The quantization control unit 13 receives the number of quantization bits [quant bit] and the number of usable bits for quantization [usable bit] from the coding unit 12, and performs the process. The quantization control unit 13 outputs a control signal (loop execution signal) to the band number determination unit 14. The number of usable bits for quantization [usable bit] input into the quantization control unit 13 is also output to the common scale estimation unit 15 mentioned below.

<VIII>. In step ST15, the number of coding bands is determined, and then it proceeds to step ST16. In other words, in step ST15, the determination in accordance with the following [conditional expression 2] is performed to calculate the number of coding bands [band].

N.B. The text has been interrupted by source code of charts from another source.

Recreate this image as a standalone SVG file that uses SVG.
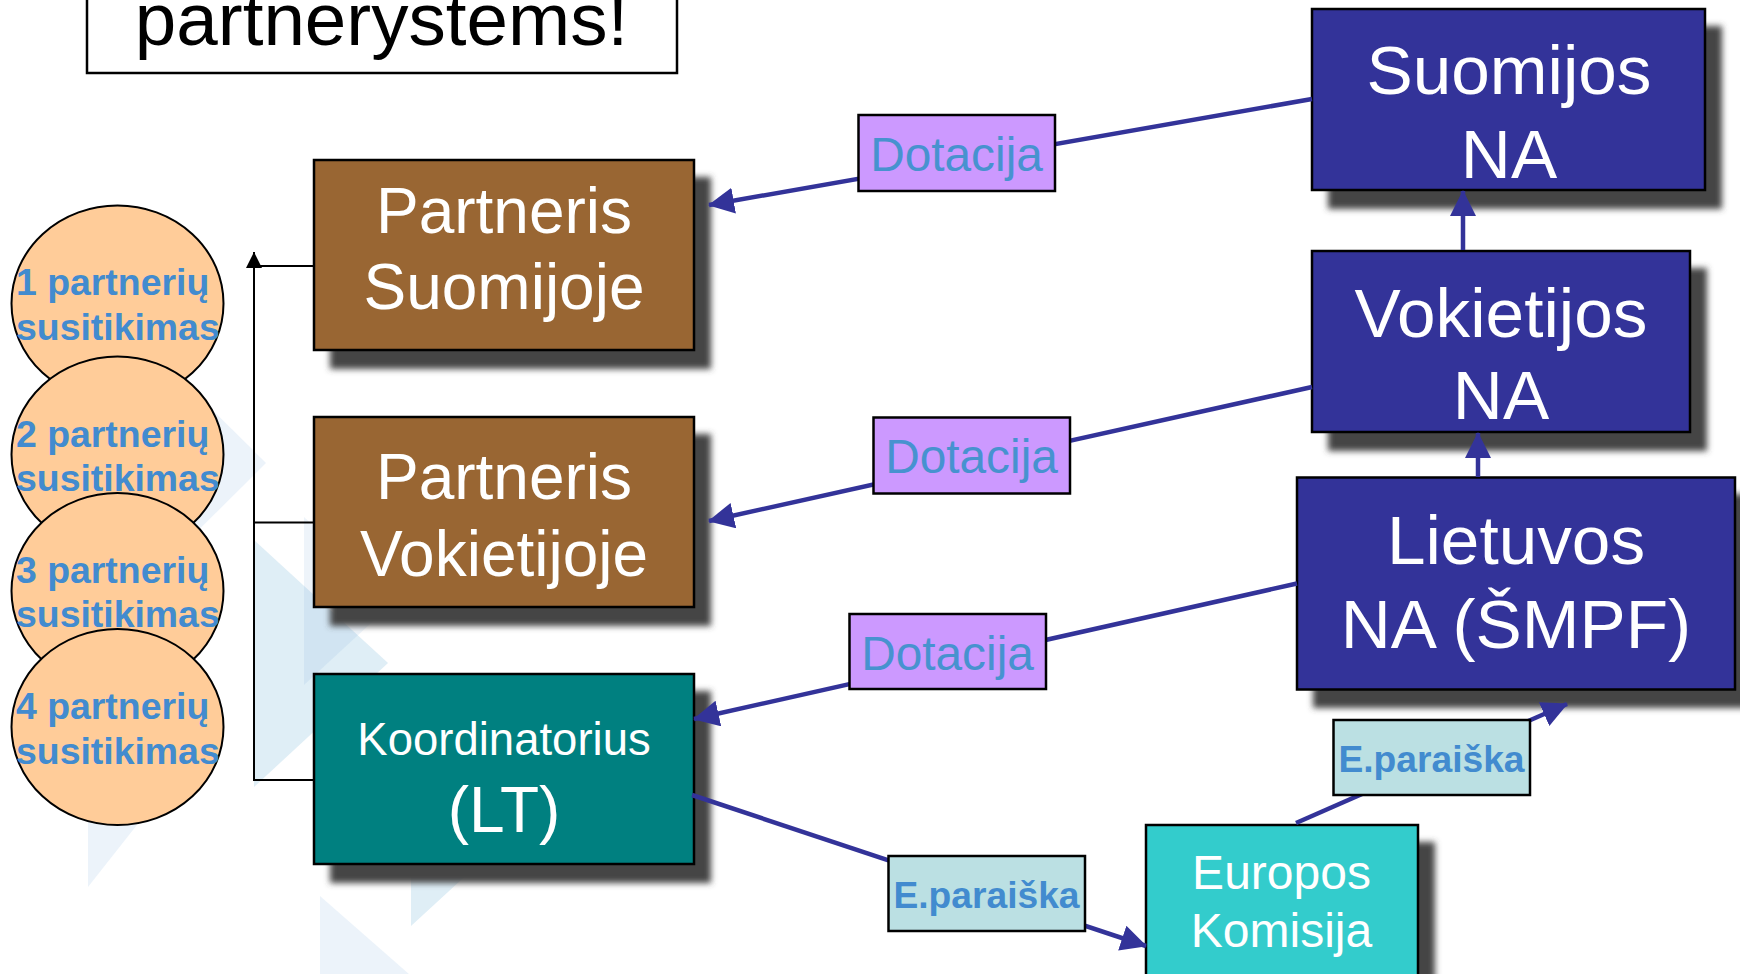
<svg xmlns="http://www.w3.org/2000/svg" width="1740" height="974" viewBox="0 0 1740 974">
<style>
text{font-family:"Liberation Sans",Arial,sans-serif;text-anchor:middle}
.box{stroke:#000;stroke-width:2.5}
.shadow{fill:#444;filter:url(#soft)}
.big{fill:#fff;font-size:64px}
.na{fill:#fff;font-size:69.300px}
.eu{fill:#fff;font-size:48px}
.dot{fill:#4792CF;font-size:47.800px}
.ep{fill:#428BCF;font-size:37.200px;font-weight:bold}
.cir{fill:#FFCC99;stroke:#000;stroke-width:2}
.ct{fill:#428BCF;font-size:37.400px;font-weight:bold;text-anchor:start}
.arr{fill:none;stroke:#333399;stroke-width:4.5;marker-end:url(#ah)}
.el{fill:none;stroke:#000;stroke-width:2}
.t1{fill:#6AA0D8;fill-opacity:.13}
.t2{fill:#DFEEF6}
.t3{fill:#5A96D2;fill-opacity:.1}
</style>
<defs>
<filter id="soft" x="-10%" y="-10%" width="120%" height="120%"><feGaussianBlur stdDeviation="3"/></filter>
<marker id="ah" markerUnits="userSpaceOnUse" markerWidth="27" markerHeight="27" refX="25" refY="13" orient="auto"><path d="M0 0L26 13L0 26Z" fill="#333399"/></marker>
<marker id="bh" markerUnits="userSpaceOnUse" markerWidth="17" markerHeight="17" refX="16" refY="8" orient="auto"><path d="M0 0L16 8L0 16Z" fill="#000"/></marker>
</defs>
<rect width="1740" height="974" fill="#fff"/>
<g id="background">
<polygon class="t1" points="88,287 266,463 88,640"/>
<polygon class="t1" points="88,600 200,745 88,887"/>
<polygon class="t2" points="254,540 388,663 254,787"/>
<polygon class="t3" points="304,517 395,601 304,685"/>
<polygon class="t2" points="411,676 547,801 411,926"/>
<polygon class="t1" points="320,896 450,1010 320,1130"/>
</g>
<g id="title"><rect x="87" y="-60" width="590" height="133" fill="#fff" class="box"/><text x="381.500" y="45" fill="#000" font-size="74.600">partnerystėms!</text></g>
<g id="meet1"><ellipse class="cir" cx="117.500" cy="303.500" rx="106" ry="98"/><text class="ct" x="16" y="295">1 partnerių</text><text class="ct" x="16" y="340">susitikimas</text></g>
<g id="meet2"><ellipse class="cir" cx="117.500" cy="454.500" rx="106" ry="98"/><text class="ct" x="16" y="447">2 partnerių</text><text class="ct" x="16" y="491">susitikimas</text></g>
<g id="meet3"><ellipse class="cir" cx="117.500" cy="591" rx="106" ry="98"/><text class="ct" x="16" y="583">3 partnerių</text><text class="ct" x="16" y="627">susitikimas</text></g>
<g id="meet4"><ellipse class="cir" cx="117.500" cy="727" rx="106" ry="98"/><text class="ct" x="16" y="719">4 partnerių</text><text class="ct" x="16" y="764">susitikimas</text></g>
<g id="partner-fi"><rect class="shadow" x="330" y="177" width="381" height="192"/><rect class="box" x="314" y="160" width="380" height="190" fill="#996633"/><text class="big" x="504" y="232.500">Partneris</text><text class="big" x="504" y="309">Suomijoje</text></g>
<g id="partner-de"><rect class="shadow" x="330" y="434" width="381" height="192"/><rect class="box" x="314" y="417" width="380" height="190" fill="#996633"/><text class="big" x="504" y="498.500">Partneris</text><text class="big" x="504" y="575.500">Vokietijoje</text></g>
<g id="coordinator"><rect class="shadow" x="330" y="691" width="381" height="192"/><rect class="box" x="314" y="674" width="380" height="190" fill="#008080"/><text x="504" y="755" fill="#fff" font-size="45.500">Koordinatorius</text><text class="big" x="504" y="831.500">(LT)</text></g>
<g id="na-fi"><rect class="shadow" x="1328" y="26" width="394" height="183"/><rect class="box" x="1312" y="9" width="393" height="181" fill="#333399"/><text class="na" x="1509" y="94">Suomijos</text><text class="na" x="1509" y="178">NA</text></g>
<g id="na-de"><rect class="shadow" x="1328" y="268" width="379" height="183"/><rect class="box" x="1312" y="251" width="378" height="181" fill="#333399"/><text class="na" x="1501" y="337">Vokietijos</text><text class="na" x="1501" y="419">NA</text></g>
<g id="na-lt"><rect class="shadow" x="1313" y="494" width="438" height="214"/><rect class="box" x="1297" y="477.500" width="438" height="212" fill="#333399"/><text class="na" x="1516" y="564">Lietuvos</text><text class="na" x="1516" y="648">NA (ŠMPF)</text></g>
<g id="ec"><rect class="shadow" x="1162" y="842" width="273" height="170"/><rect class="box" x="1146" y="825" width="272" height="170" fill="#33CCCC"/><text class="eu" x="1281.500" y="889">Europos</text><text class="eu" x="1281.500" y="947">Komisija</text></g>
<g id="connectors">
<path class="el" d="M314 266H254"/>
<path class="el" d="M314 522.500H254"/>
<path class="el" d="M314 780H254V252" marker-end="url(#bh)"/>
<line class="arr" x1="1312" y1="99" x2="709" y2="205"/>
<line class="arr" x1="1312" y1="387" x2="709" y2="521"/>
<line class="arr" x1="1297" y1="583.500" x2="694" y2="719"/>
<line class="arr" x1="1463" y1="250" x2="1463" y2="191"/>
<line class="arr" x1="1478" y1="477" x2="1478" y2="433"/>
<line class="arr" x1="692" y1="795" x2="1146" y2="946"/>
<line class="arr" x1="1296" y1="823" x2="1567" y2="704"/>
</g>
<g id="grant-fi"><rect class="box" x="858.500" y="115" width="196.500" height="76" fill="#CC99FF"/><text class="dot" x="956.500" y="171">Dotacija</text></g>
<g id="grant-de"><rect class="box" x="873.500" y="417.500" width="196.500" height="76" fill="#CC99FF"/><text class="dot" x="971.500" y="473">Dotacija</text></g>
<g id="grant-lt"><rect class="box" x="849.500" y="614" width="196.500" height="75" fill="#CC99FF"/><text class="dot" x="947.500" y="669.500">Dotacija</text></g>
<g id="app-upper"><rect class="box" x="1333.500" y="720" width="196.500" height="75" fill="#BBE0E3"/><text class="ep" x="1431.500" y="771.500">E.paraiška</text></g>
<g id="app-lower"><rect class="box" x="888.500" y="856" width="196.500" height="75" fill="#BBE0E3"/><text class="ep" x="986.500" y="908">E.paraiška</text></g>
</svg>
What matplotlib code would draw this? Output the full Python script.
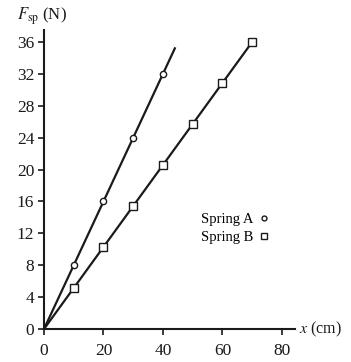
import matplotlib
matplotlib.use("Agg")
import matplotlib.pyplot as plt
from matplotlib.lines import Line2D

plt.rcParams['font.family'] = ['Liberation Serif', 'DejaVu Serif']
plt.rcParams['mathtext.fontset'] = 'stix'

# Data
spring_a_x = [10, 20, 30, 40]
spring_a_f = [8, 16, 24, 32]
spring_a_fit_x = [0, 44]
spring_a_fit_f = [0, 35.2]

spring_b_x = [10, 20, 30, 40, 50, 60, 70]
spring_b_f = [5.1, 10.3, 15.4, 20.6, 25.7, 30.9, 36]
spring_b_fit_x = [0, 70]
spring_b_fit_f = [0, 36]

x_ticks = [0, 20, 40, 60, 80]
y_ticks = [0, 4, 8, 12, 16, 20, 24, 28, 32, 36]

W, H = 351, 362
fig = plt.figure(figsize=(W / 100, H / 100), dpi=100)
ax = fig.add_axes([44 / W, 33 / H, 251 / W, 299 / H])

col = '#1a1a1a'
ax.plot(spring_a_fit_x, spring_a_fit_f, color=col, lw=1.6, zorder=2)
ax.plot(spring_b_fit_x, spring_b_fit_f, color=col, lw=1.6, zorder=2)
ax.plot(spring_a_x, spring_a_f, 'o', ms=4.5, mfc='white', mec=col, mew=1.0, zorder=3)
ax.plot(spring_b_x, spring_b_f, 's', ms=5.5, mfc='white', mec=col, mew=1.0, zorder=3)

ax.set_xlim(0, 84.4)
ax.set_ylim(0, 37.5)
ax.set_xticks(x_ticks)
ax.set_yticks(y_ticks)
ax.spines['top'].set_visible(False)
ax.spines['right'].set_visible(False)
for s in ['left', 'bottom']:
    ax.spines[s].set_linewidth(1.5)
    ax.spines[s].set_color(col)
ax.tick_params(axis='both', direction='out', length=4, width=1.2, colors=col, labelsize=12.5, pad=3)
ax.tick_params(axis='x', pad=6)

fig.text(17 / W, 1 - 20 / H, r'$F_{\rm sp}$ (N)', fontsize=12, color=col, va='baseline', ha='left')
fig.text(299 / W, 1 - 329 / H, r'$x$ (cm)', fontsize=11.5, color=col, va='center', ha='left')

handles = [
    Line2D([], [], marker='o', ls='none', ms=3.5, mfc='white', mec=col, mew=1.0),
    Line2D([], [], marker='s', ls='none', ms=3.8, mfc='white', mec=col, mew=1.0),
]
fig.legend(handles, ['Spring A', 'Spring B'], loc='upper left',
           bbox_to_anchor=(188 / W, 1 - 200 / H), frameon=False,
           markerfirst=False, handlelength=0.6, handletextpad=0.4,
           fontsize=10.5, labelspacing=0.3)

fig.savefig('out.png', dpi=100)
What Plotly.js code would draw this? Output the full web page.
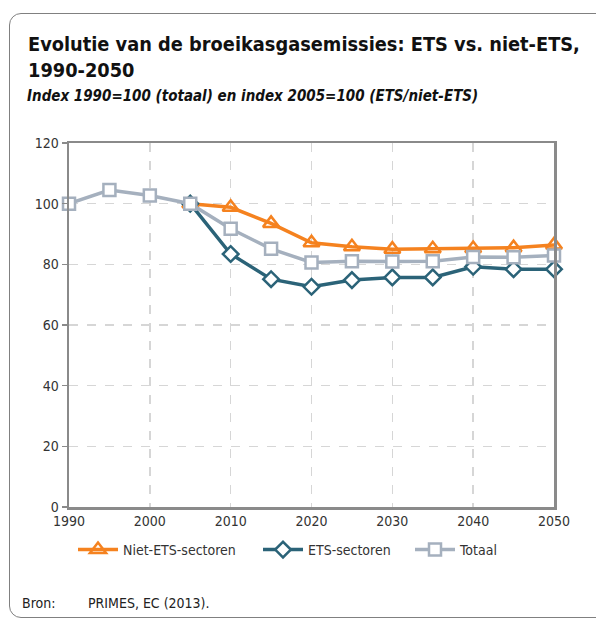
<!DOCTYPE html>
<html><head><meta charset="utf-8">
<script src="https://cdn.plot.ly/plotly-3.0.1.min.js"></script>
<style>
html,body{margin:0;padding:0;background:#fff;}
#wrap{position:relative;width:596px;height:624px;overflow:hidden;}
#frame{position:absolute;left:9px;top:13px;width:620px;height:605px;border:1.5px solid #808080;border-radius:12px;box-sizing:border-box;}
#chart{position:absolute;left:0;top:0;width:596px;height:624px;}
</style></head>
<body><div id="wrap"><div id="frame"></div><div id="chart"></div></div>
<script>
const years = [1990, 1995, 2000, 2005, 2010, 2015, 2020, 2025, 2030, 2035, 2040, 2045, 2050];
const yearsFrom2005 = [2005, 2010, 2015, 2020, 2025, 2030, 2035, 2040, 2045, 2050];
const nietEts = [100, 98.8, 93.5, 87.1, 85.8, 85.0, 85.1, 85.2, 85.5, 86.4];
const ets = [100, 83.4, 75.1, 72.6, 74.8, 75.7, 75.7, 79.2, 78.4, 78.4];
const totaal = [100, 104.5, 102.7, 100, 91.7, 85.1, 80.6, 81.0, 80.9, 81.0, 82.4, 82.3, 82.9];
const seriesNames = ["Niet-ETS-sectoren", "ETS-sectoren", "Totaal"];
const xTicks = [1990, 2000, 2010, 2020, 2030, 2040, 2050];
const yTicks = [0, 20, 40, 60, 80, 100, 120];

const FONT = "DejaVu Sans Condensed, DejaVu Sans, sans-serif";
const px = v => (v - 69) / 485;
const traces = [
  {x: yearsFrom2005, y: nietEts, name: seriesNames[0], mode: "lines+markers", legend: "legend", cliponaxis: false,
   line: {color: "#F5821F", width: 3.5},
   marker: {symbol: "triangle-up-open", size: 14, color: "#F5821F", line: {width: 2.5}}},
  {x: yearsFrom2005, y: ets, name: seriesNames[1], mode: "lines+markers", legend: "legend2", cliponaxis: false,
   line: {color: "#2B6378", width: 3.5},
   marker: {symbol: "diamond", size: 12, color: "#fff", line: {color: "#2B6378", width: 2.5}}},
  {x: years, y: totaal, name: seriesNames[2], mode: "lines+markers", legend: "legend3", cliponaxis: false,
   line: {color: "#A5B0BE", width: 3.5},
   marker: {symbol: "square", size: 12, color: "#fff", line: {color: "#A5B0BE", width: 2.5}}}
];
const legFont = {family: FONT, size: 14, color: "#333"};
const legBase = {orientation: "h", y: -(534-507)/364, yanchor: "top", xanchor: "left",
                 font: legFont, itemwidth: 40, bgcolor: "rgba(0,0,0,0)"};
const layout = {
  width: 596, height: 624,
  paper_bgcolor: "rgba(0,0,0,0)", plot_bgcolor: "#fff",
  margin: {l: 69, r: 42, t: 143, b: 117},
  font: {family: FONT, size: 13, color: "#333"},
  showlegend: true,
  legend: Object.assign({}, legBase, {x: px(73)}),
  legend2: Object.assign({}, legBase, {x: px(258)}),
  legend3: Object.assign({}, legBase, {x: px(410)}),
  xaxis: {range: [1990, 2050], tickvals: xTicks, ticktext: xTicks.map(String),
          showline: true, linecolor: "#8a8a8a", linewidth: 2.5, mirror: true,
          showgrid: true, gridcolor: "#d6d6d6", griddash: "dash", gridwidth: 1.5,
          ticks: "", zeroline: false, tickfont: {family: FONT, size: 14, color: "#333"}},
  yaxis: {range: [0, 120], tickvals: yTicks, showline: true, linecolor: "#8a8a8a", linewidth: 2.5, mirror: true,
          showgrid: true, gridcolor: "#d6d6d6", griddash: "dash", gridwidth: 1.5,
          ticks: "outside", ticklen: 5, tickwidth: 1.5, tickcolor: "#8a8a8a",
          zeroline: false, tickfont: {family: FONT, size: 14, color: "#333"}},
  annotations: [
    {xref: "paper", yref: "paper", x: px(26), y: 1 + (143-31)/364, xanchor: "left", yanchor: "top",
     align: "left", showarrow: false,
     text: "<b>Evolutie van de broeikasgasemissies: ETS vs. niet-ETS,</b>",
     font: {family: FONT, size: 19.8, color: "#111"}},
    {xref: "paper", yref: "paper", x: px(26), y: 1 + (143-57)/364, xanchor: "left", yanchor: "top",
     align: "left", showarrow: false,
     text: "<b>1990-2050</b>",
     font: {family: FONT, size: 19.8, color: "#111"}},
    {xref: "paper", yref: "paper", x: px(25), y: 1 + (143-85)/364, xanchor: "left", yanchor: "top",
     align: "left", showarrow: false,
     text: "<b><i>Index 1990=100 (totaal) en index 2005=100 (ETS/niet-ETS)</i></b>",
     font: {family: FONT, size: 15, color: "#111"}},
    {xref: "paper", yref: "paper", x: px(20), y: -(593-507)/364, xanchor: "left", yanchor: "top",
     showarrow: false, text: "Bron:", font: {family: FONT, size: 14, color: "#222"}},
    {xref: "paper", yref: "paper", x: px(86), y: -(593-507)/364, xanchor: "left", yanchor: "top",
     showarrow: false, text: "PRIMES, EC (2013).", font: {family: FONT, size: 14, color: "#222"}}
  ]
};
Plotly.newPlot("chart", traces, layout, {staticPlot: true, displayModeBar: false});
</script></body></html>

for (k=0 k<1024 k++) { if quant(k) ≠ 0 band++ } [conditional expression 2]

The process <VIII> mentioned above is performed by the band number determination unit 14 illustrated in FIG. 14. The band number determination unit 14 receives the quantization value [quant (k)] from the quantization unit 11 and the control signal from the quantization control unit 13, and performs the process. The band number determination unit 14 outputs the number of coding bands [band] to the common scale estimation unit 15.

In other words, the band number determination unit 14 counts the number of bands in which the quantization value is not “0” among overall bands. Since the MDCT coefficients are coded using the quantization value [quant (k)] and (scale [scalefactor(sfb)]−common scale [commonscale]), the part (band) in which the quantization value is not “0” (quant(k)≠0: quant(k)≠0) is the object of coding.

<IX>. The delta scale is estimated in step ST16, and it proceeds to step ST17. In other words, in step ST16, the delta scale [Δscale] is calculated by the following [formula 8], and it proceeds to step ST17.

$\begin{matrix} Δscale = \frac{quant_bit - usable_bit}{band \times α} & [formula 8] \end{matrix}$

<X>. In step ST17, the common scale is updated, and it returns to step ST12 to repeat processes (processes <VI> to <X> in the same manner. In other words, in step ST17, the updated common scale [CommonScale, CS] is calculated by the following [formula 9], and it returns to step ST12.
CommonScale=CommonScale+Δscale [formula 9]

The process <IX> and <X> are performed by the common scale estimation unit 15 illustrated in FIG. 14. The common scale estimation unit 15 receives the number of quantization bits [quant bit] from the coding unit 12, the number of coding bands [band] from the band number determination unit 14, and the number of usable bits for quantization [usable bit], and performs the update process of common scale [CommonScale]. Then, the common scale estimation unit 15 outputs the updated common scale [CommonScale](=CommonScale+Δscale) to the scaling unit 17.

The audio signal coding method (quantization processing method) described above may be implemented as a hardware circuit, or implemented as a software program executed by an arithmetic processing unit (CPU 54: computer) of FIG. 29 mentioned below, for example.

The program to be executed by the CPU 54 (computer) is stored, for example, in a memory (nonvolatile memory 540) provided in the CPU 54. Moreover, this program has been recorded, for example, on a hard disk drive 61 located on a program (data) provider 60 and a portable recording medium (memory card) 70, and is loaded into the nonvolatile memory 540 through an I/O unit 57, for example.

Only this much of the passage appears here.